__DATA EXTRACT__

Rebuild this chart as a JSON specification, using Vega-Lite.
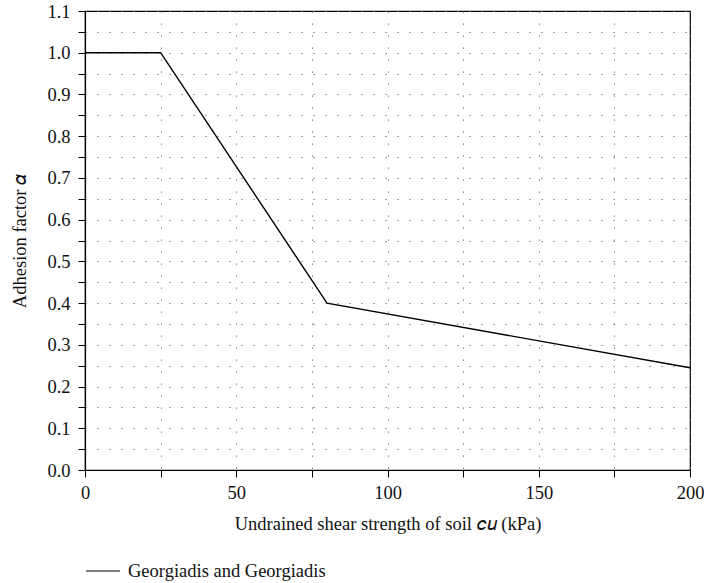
{
  "$schema": "https://vega.github.io/schema/vega-lite/v6.json",
  "width": 605,
  "height": 459,
  "autosize": {"type": "none"},
  "padding": {"left": 85, "top": 11, "right": 14, "bottom": 113},
  "background": "white",
  "data": {
    "values": [
      {"cu": 0, "alpha": 1.0, "series": "Georgiadis and Georgiadis"},
      {"cu": 25, "alpha": 1.0, "series": "Georgiadis and Georgiadis"},
      {"cu": 80, "alpha": 0.4, "series": "Georgiadis and Georgiadis"},
      {"cu": 200, "alpha": 0.245, "series": "Georgiadis and Georgiadis"}
    ]
  },
  "mark": {"type": "line", "strokeWidth": 1.4, "clip": true},
  "encoding": {
    "x": {
      "field": "cu",
      "type": "quantitative",
      "scale": {"domain": [0, 200], "nice": false, "zero": false},
      "axis": {
        "title": "Undrained shear strength of soil 𝑐𝑢 (kPa)",
        "values": [0, 25, 50, 75, 100, 125, 150, 175, 200],
        "labelExpr": "datum.value % 50 === 0 ? datum.label : ''",
        "labelFlush": false,
        "labelPadding": 6,
        "titlePadding": 13
      }
    },
    "y": {
      "field": "alpha",
      "type": "quantitative",
      "scale": {"domain": [0, 1.1], "nice": false},
      "axis": {
        "title": "Adhesion factor 𝛼",
        "values": [0, 0.05, 0.1, 0.15, 0.2, 0.25, 0.3, 0.35, 0.4, 0.45, 0.5, 0.55, 0.6, 0.65, 0.7, 0.75, 0.8, 0.85, 0.9, 0.95, 1, 1.05, 1.1],
        "format": ".1f",
        "labelExpr": "round(datum.value * 100) % 10 === 0 ? datum.label : ''",
        "labelFlush": false,
        "titlePadding": 17
      }
    },
    "color": {
      "field": "series",
      "type": "nominal",
      "scale": {"range": ["black"]},
      "legend": {
        "title": null,
        "orient": "bottom",
        "symbolType": "stroke",
        "symbolSize": 1156,
        "symbolStrokeWidth": 1.2,
        "labelOffset": 7,
        "labelLimit": 500,
        "offset": 20
      }
    }
  },
  "config": {
    "font": "Liberation Serif",
    "view": {"stroke": "black", "strokeWidth": 1.2},
    "axis": {
      "domainColor": "black",
      "domainWidth": 1.2,
      "tickColor": "black",
      "tickSize": 7,
      "tickWidth": 1,
      "labelFont": "Liberation Serif",
      "labelFontSize": 18.5,
      "labelColor": "#111",
      "labelPadding": 8,
      "titleFont": "Liberation Serif",
      "titleFontSize": 18.5,
      "titleFontWeight": "normal",
      "titleColor": "#111",
      "grid": true,
      "gridColor": "#666",
      "gridDash": [1.2, 10.8],
      "gridWidth": 1
    },
    "legend": {
      "labelFont": "Liberation Serif",
      "labelFontSize": 18.5,
      "labelColor": "#111"
    }
  }
}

__TASK PROMPT__
Copy each line exactly, and leave the pictures out of your copy.

__COMPLETED TASK__
Rebuild this chart as a JSON specification, using Vega-Lite.
{
  "$schema": "https://vega.github.io/schema/vega-lite/v6.json",
  "width": 605,
  "height": 459,
  "autosize": {"type": "none"},
  "padding": {"left": 85, "top": 11, "right": 14, "bottom": 113},
  "background": "white",
  "data": {
    "values": [
      {"cu": 0, "alpha": 1.0, "series": "Georgiadis and Georgiadis"},
      {"cu": 25, "alpha": 1.0, "series": "Georgiadis and Georgiadis"},
      {"cu": 80, "alpha": 0.4, "series": "Georgiadis and Georgiadis"},
      {"cu": 200, "alpha": 0.245, "series": "Georgiadis and Georgiadis"}
    ]
  },
  "mark": {"type": "line", "strokeWidth": 1.4, "clip": true},
  "encoding": {
    "x": {
      "field": "cu",
      "type": "quantitative",
      "scale": {"domain": [0, 200], "nice": false, "zero": false},
      "axis": {
        "title": "Undrained shear strength of soil 𝑐𝑢 (kPa)",
        "values": [0, 25, 50, 75, 100, 125, 150, 175, 200],
        "labelExpr": "datum.value % 50 === 0 ? datum.label : ''",
        "labelFlush": false,
        "labelPadding": 6,
        "titlePadding": 13
      }
    },
    "y": {
      "field": "alpha",
      "type": "quantitative",
      "scale": {"domain": [0, 1.1], "nice": false},
      "axis": {
        "title": "Adhesion factor 𝛼",
        "values": [0, 0.05, 0.1, 0.15, 0.2, 0.25, 0.3, 0.35, 0.4, 0.45, 0.5, 0.55, 0.6, 0.65, 0.7, 0.75, 0.8, 0.85, 0.9, 0.95, 1, 1.05, 1.1],
        "format": ".1f",
        "labelExpr": "round(datum.value * 100) % 10 === 0 ? datum.label : ''",
        "labelFlush": false,
        "titlePadding": 17
      }
    },
    "color": {
      "field": "series",
      "type": "nominal",
      "scale": {"range": ["black"]},
      "legend": {
        "title": null,
        "orient": "bottom",
        "symbolType": "stroke",
        "symbolSize": 1156,
        "symbolStrokeWidth": 1.2,
        "labelOffset": 7,
        "labelLimit": 500,
        "offset": 20
      }
    }
  },
  "config": {
    "font": "Liberation Serif",
    "view": {"stroke": "black", "strokeWidth": 1.2},
    "axis": {
      "domainColor": "black",
      "domainWidth": 1.2,
      "tickColor": "black",
      "tickSize": 7,
      "tickWidth": 1,
      "labelFont": "Liberation Serif",
      "labelFontSize": 18.5,
      "labelColor": "#111",
      "labelPadding": 8,
      "titleFont": "Liberation Serif",
      "titleFontSize": 18.5,
      "titleFontWeight": "normal",
      "titleColor": "#111",
      "grid": true,
      "gridColor": "#666",
      "gridDash": [1.2, 10.8],
      "gridWidth": 1
    },
    "legend": {
      "labelFont": "Liberation Serif",
      "labelFontSize": 18.5,
      "labelColor": "#111"
    }
  }
}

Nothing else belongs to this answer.